Apparently Mr. Trump and the feds are finally thinking of raising the federal gasoline tax by 25 cents per gallon. I think that is a nice try, but I also think that the tax should have been raised many years ago to supplement the program that provides funds to states for highway and bridge construction and repairs.
Most people are not at all concerned about the price of gasoline. I often drive to Kansas City along I-70 and most people are going at least 80 mph and quite a few a bit more. If they were concerned about the price of gas, they would drive slower in order to get better gas mileage. Today’s cars may get better mileage due to aerodynamics and engineering, but I don’t think that going 80 mph is a gas-saving technique.
One really good reason that they should have raised the gas tax many years ago is that there actually have been many improvements made to our vehicles and we are getting better mileage. That means that we can buy less gas than we used to buy which translates to lower tax collections.

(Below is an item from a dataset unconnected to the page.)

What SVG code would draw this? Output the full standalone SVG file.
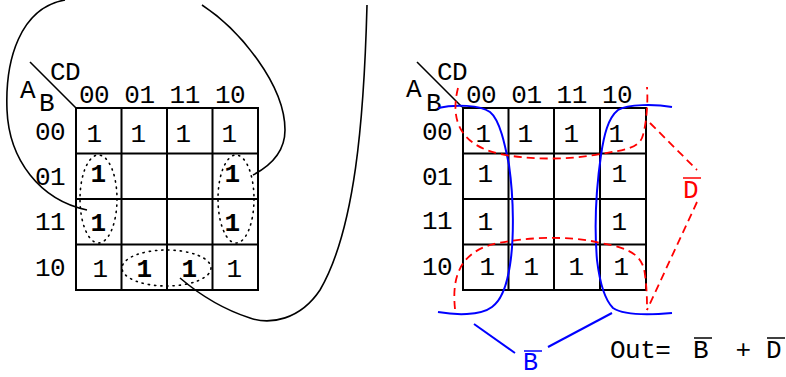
<svg xmlns="http://www.w3.org/2000/svg" width="786" height="377" viewBox="0 0 786 377">
<style>
text{font-family:"Liberation Mono","Courier New",monospace;font-size:26px;letter-spacing:-0.5px;fill:#000}
.b{font-weight:bold}
.m{text-anchor:middle}
.grid{fill:none;stroke:#000;stroke-width:2}
.dot{fill:none;stroke:#000;stroke-width:1.6;stroke-dasharray:1.2 5;stroke-linecap:round}
.k{fill:none;stroke:#000;stroke-width:1.6}
.blue{fill:none;stroke:#00f;stroke-width:2}
.red{fill:none;stroke:#f00;stroke-width:1.8;stroke-dasharray:8 5}
</style>
<rect width="786" height="377" fill="#fff"/>
<g id="map-left">
<path class="grid" d="M76,108H258V290H76Z M121.5,108V290 M167,108V290 M212.5,108V290 M76,153.5H258 M76,199H258 M76,244.5H258"/>
<line class="k" x1="30" y1="62" x2="76" y2="108"/>
<text x="50" y="80">CD</text>
<text x="20" y="98">A</text>
<text x="39" y="111">B</text>
<text x="79" y="103">00 01 11 10</text>
<text class="m" x="50" y="140">00</text>
<text class="m" x="50" y="185">01</text>
<text class="m" x="50" y="230">11</text>
<text class="m" x="50" y="276">10</text>
<text class="m" x="94" y="142">1</text>
<text class="m" x="138" y="142">1</text>
<text class="m" x="183" y="142">1</text>
<text class="m" x="229" y="142">1</text>
<text class="m b" x="98" y="182">1</text>
<text class="m b" x="232" y="182">1</text>
<text class="m b" x="98" y="231">1</text>
<text class="m b" x="232" y="231">1</text>
<text class="m" x="100" y="277">1</text>
<text class="m b" x="144" y="277">1</text>
<text class="m b" x="189" y="277">1</text>
<text class="m" x="234" y="277">1</text>
<ellipse class="dot" cx="98.5" cy="199" rx="18.5" ry="44"/>
<ellipse class="dot" cx="236" cy="199" rx="18" ry="44"/>
<ellipse class="dot" cx="166.5" cy="268" rx="44.5" ry="18"/>
</g>
<g id="map-right">
<path class="grid" d="M463,108H646V290H463Z M508.5,108V290 M554,108V290 M600,108V290 M463,153.5H646 M463,199H646 M463,244.5H646"/>
<line class="k" x1="417" y1="62" x2="462" y2="107"/>
<text x="437" y="80">CD</text>
<text x="406" y="97">A</text>
<text x="426" y="111">B</text>
<text x="466" y="103">00 01 11 10</text>
<text class="m" x="437" y="140">00</text>
<text class="m" x="437" y="185">01</text>
<text class="m" x="437" y="229">11</text>
<text class="m" x="437" y="275">10</text>
<text class="m" x="483" y="142">1</text>
<text class="m" x="525" y="142">1</text>
<text class="m" x="571" y="142">1</text>
<text class="m" x="616" y="142">1</text>
<text class="m" x="485" y="182">1</text>
<text class="m" x="619" y="182">1</text>
<text class="m" x="485" y="230">1</text>
<text class="m" x="619" y="230">1</text>
<text class="m" x="487" y="275">1</text>
<text class="m" x="531" y="275">1</text>
<text class="m" x="576" y="275">1</text>
<text class="m" x="621" y="275">1</text>
</g>
<g id="connectors">
<path class="k" d="M65,0 C20,8 5,60 7,110 C9,160 40,200 87,210"/>
<path class="k" d="M202,5 C240,30 285,85 285,130 C285,150 272,165 253,175"/>
<path class="k" d="M367,5 C364,120 355,230 320,290 C300,320 270,325 250,318 C225,310 200,295 180,278"/>
<path class="blue" d="M438,108 C455,104 480,105 490,112 C500,120 505,145 509,165 C514,200 514,240 510,265 C507,285 502,300 492,307 C480,316 455,315 438,312"/>
<path class="blue" d="M672,107 C655,104 628,104 618,110 C608,118 604,135 601,155 C596,190 594,225 597,260 C600,285 605,300 613,308 C625,316 650,315 672,313"/>
<line class="blue" x1="474" y1="324" x2="515" y2="353"/>
<line class="blue" x1="612" y1="313" x2="548" y2="347"/>
<path class="red" d="M458,88 C450,120 460,145 500,154 C530,160 570,160 600,154 C625,150 640,148 643,135 C647,120 648,100 647,87"/>
<path class="red" d="M455,309 C452,280 458,255 490,245 C520,237 570,235 600,243 C630,248 643,255 645,275 C647,290 647,300 647,310"/>
<line class="red" x1="650" y1="123" x2="697" y2="170"/>
<line class="red" x1="697" y1="202" x2="647" y2="310"/>
</g>
<g id="labels">
<text x="523" y="370" style="fill:#00f;font-size:25px">B</text>
<line x1="524" y1="351" x2="542" y2="351" stroke="#00f" stroke-width="1.5"/>
<text x="683" y="198" style="fill:#f00">D</text>
<line x1="683" y1="178" x2="701" y2="178" stroke="#f00" stroke-width="1.5"/>
<text x="610" y="358">Out=</text>
<text x="693" y="358">B</text>
<line x1="694" y1="338" x2="712" y2="338" stroke="#000" stroke-width="1.5"/>
<text class="m" x="743" y="358">+</text>
<text x="766" y="358">D</text>
<line x1="767" y1="338" x2="785" y2="338" stroke="#000" stroke-width="1.5"/>
</g>
</svg>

Another good reason is that owners of electric vehicles either buy a lot less gas for their hybrid engines or they buy no gas at all for their all-electric engines. Volvo is promising to produce only electric vehicles sometime soon and I believe other manufacturers will follow.
With insufficient gasoline taxes, our roads are not fully funded for construction and repairs. It also means that hundreds of thousands of workers are not as well employed as they would be if we were fully funding our highway system. The gasoline tax pays back far better than it costs because it allows us to have a great road system and safe bridges and lots of high-paying jobs.
So, with the threat of fewer people paying a gasoline tax or paying less tax because of better vehicles or going electric or even going to a hydrogen cell, another solution is rising. There is talk of taxing everyone based on miles driven. I am not certain how they intend to determine those numbers, but I assume that we either will have to report our monthly mileage or they can just get it from smart devices in our vehicles.
This sounds onerous, but since it could spread the tax over nearly everyone in the country, the actual tax per mile could be very low. I think that such a tax is a good idea, but the devil is always in the details. The details here involve collecting the mileage data from every person who may be driving a vehicle.
While they are at it, I hope that they base the tax on a range of vehicle weights because heavier vehicles obviously do more damage to our roads than lighter vehicles. In fact, we have to build roads that are far more sufficient for normal passenger vehicles because those same roads carry very heavy vehicles which do most of the damage.
I have thought about whether it was necessary to include bicyclists in this new taxing concept, but, in reality, most bicyclists also drive vehicles and would be paying a tax on those miles. Besides, a good bicycle with a rider barely weighs 200 pounds and does absolutely no damage to our roads, not even our gravel roads.
I am all in favor of a higher gasoline tax or even shifting to a mileage tax for all vehicles because we need safe highways. We also need to keep employing the hundreds of thousands of workers that keep our highways safe.
Matt Nowak is a retired natural resources specialist and lives in Lansing.